Furthermore, welding aluminum is unattainable with a DC-only TIG welder. Due to aluminum's properties, issues like contamination and burning through the material may occur with high heat and dirt. This is where the main benefit of an AC welder becomes apparent, allowing for efficient aluminum TIG welding without concerns about contamination or material damage.


What makes AC TIG so beneficial for welding aluminum?


Reliable AC TIG welding is essential when working with soft and non-ferrous metals. In AC welding, the alternating current flow oscillates between positive and negative many times per second. During the positive portion of the AC cycle, when the current moves from the base metal back to the electrode, it performs a "cleaning" action by effectively removing surface oxides through the electric arc.
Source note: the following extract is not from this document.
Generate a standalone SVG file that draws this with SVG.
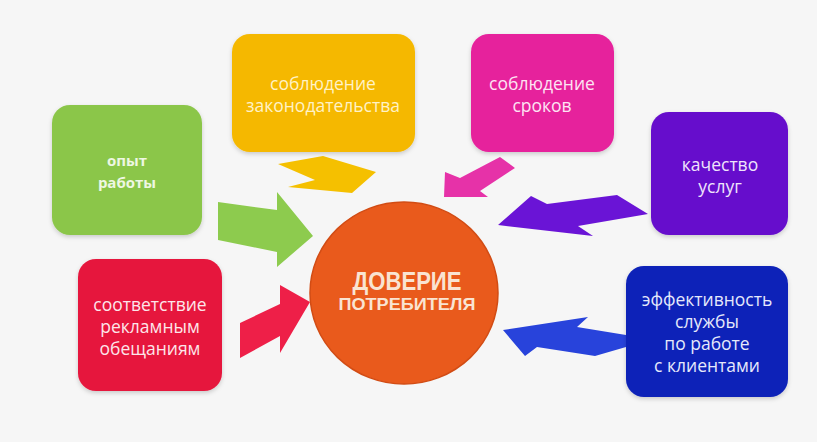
<svg xmlns="http://www.w3.org/2000/svg" width="817" height="442" viewBox="0 0 817 442">
<defs>
<filter id="sh" x="-10%" y="-10%" width="120%" height="125%">
<feDropShadow dx="0" dy="2" stdDeviation="2" flood-color="#000" flood-opacity="0.18"/>
</filter>
</defs>
<style>
.t{font-family:"Open Sans","DejaVu Sans",sans-serif;font-size:17.5px;text-anchor:middle}
.b{font-weight:bold;font-size:15px}
.box{filter:url(#sh)}
.c{font-family:"Liberation Sans","Arial",sans-serif;font-weight:bold;text-anchor:middle;fill:#f9e4d2}
</style>
<rect width="817" height="442" fill="#f6f6f6"/>
<g id="connectors">
<path d="M278,164 L323,156 L376,172 L352,193 L288,187 L315,180 Z" fill="#f5c000"/>
<path d="M218,202 L277,210 L277,192 L313,236 L277,267 L277,252 L218,240 Z" fill="#8dcb4e"/>
<path d="M240,323 L280,304 L280,285 L310,302 L280,353 L280,336 L240,358 Z" fill="#ee1f48"/>
<path d="M500,157 L515,168 L480,191 L488,197 L444,197 L445,172 L460,178 Z" fill="#e632a8"/>
<path d="M498,225 L531,196 L547,204 L617,195 L648,214 L578,226 L593,236 Z" fill="#6a14d6"/>
<path d="M503,330 L588,317 L577,327 L626,335 L626,347 L595,356 L537,347 L525,356 Z" fill="#2843db"/>
</g>
<g id="node-yellow">
<rect class="box" x="232" y="34" width="183" height="118" rx="18" fill="#f5b800"/>
<text class="t" x="323" y="90" fill="#fff2c6">соблюдение</text>
<text class="t" x="323" y="112" fill="#fff2c6">законодательства</text>
</g>
<g id="node-green">
<rect class="box" x="52" y="105" width="150" height="130" rx="18" fill="#8bc64a"/>
<text class="t b" x="127" y="166" fill="#eef7e2">опыт</text>
<text class="t b" x="127" y="188" fill="#eef7e2">работы</text>
</g>
<g id="node-red">
<rect class="box" x="78" y="259" width="144" height="132" rx="18" fill="#e6173d"/>
<text class="t" x="150" y="311" fill="#fde6ea">соответствие</text>
<text class="t" x="150" y="333" fill="#fde6ea">рекламным</text>
<text class="t" x="150" y="355" fill="#fde6ea">обещаниям</text>
</g>
<g id="node-magenta">
<rect class="box" x="471" y="34" width="143" height="118" rx="18" fill="#e6209c"/>
<text class="t" x="542" y="90" fill="#fde4f3">соблюдение</text>
<text class="t" x="542" y="112" fill="#fde4f3">сроков</text>
</g>
<g id="node-purple">
<rect class="box" x="651" y="112" width="137" height="123" rx="18" fill="#6610cc"/>
<text class="t" x="720" y="171" fill="#efe4fb">качество</text>
<text class="t" x="720" y="193" fill="#efe4fb">услуг</text>
</g>
<g id="node-blue">
<rect class="box" x="626" y="266" width="162" height="131" rx="18" fill="#0b20b8"/>
<text class="t" x="707" y="306" fill="#e6e9fb">эффективность</text>
<text class="t" x="707" y="328" fill="#e6e9fb">службы</text>
<text class="t" x="707" y="350" fill="#e6e9fb">по работе</text>
<text class="t" x="707" y="372" fill="#e6e9fb">с клиентами</text>
</g>
<g id="node-center">
<ellipse cx="404" cy="293" rx="94" ry="91" fill="#e95a1c" stroke="#d24c14" stroke-width="1.5"/>
<text class="c" x="407" y="290" font-size="26" textLength="109" lengthAdjust="spacingAndGlyphs">ДОВЕРИЕ</text>
<text class="c" x="407" y="310" font-size="17" textLength="137" lengthAdjust="spacingAndGlyphs">ПОТРЕБИТЕЛЯ</text>
</g>
</svg>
When the alternating current shifts to the negative polarity, flowing from the electrode to the base metal, it facilitates proper metal fusion without concerns about burn-through or defects. Consequently, AC TIG welding proves ideal for joining metals like aluminum, magnesium, and other non-ferrous materials.


Can you weld steel with an AC TIG welder?


Novice welders often hear that DC is the preferred choice for welding steel and AC for aluminum, leading to the assumption that welding steel with AC is not feasible. While it may not be the optimal method, it is possible to TIG weld steel when AC power is the only option available.


So, even though you can use AC and DC for TIG welding steel, AC is not your better choice. If you’re buying a new machine for welding steel, get one that uses DC, which is more efficient for welding steel. And if you plan on welding steel and aluminum, spend the extra money for an AC/DC TIG welder and cover yourself for both types of material.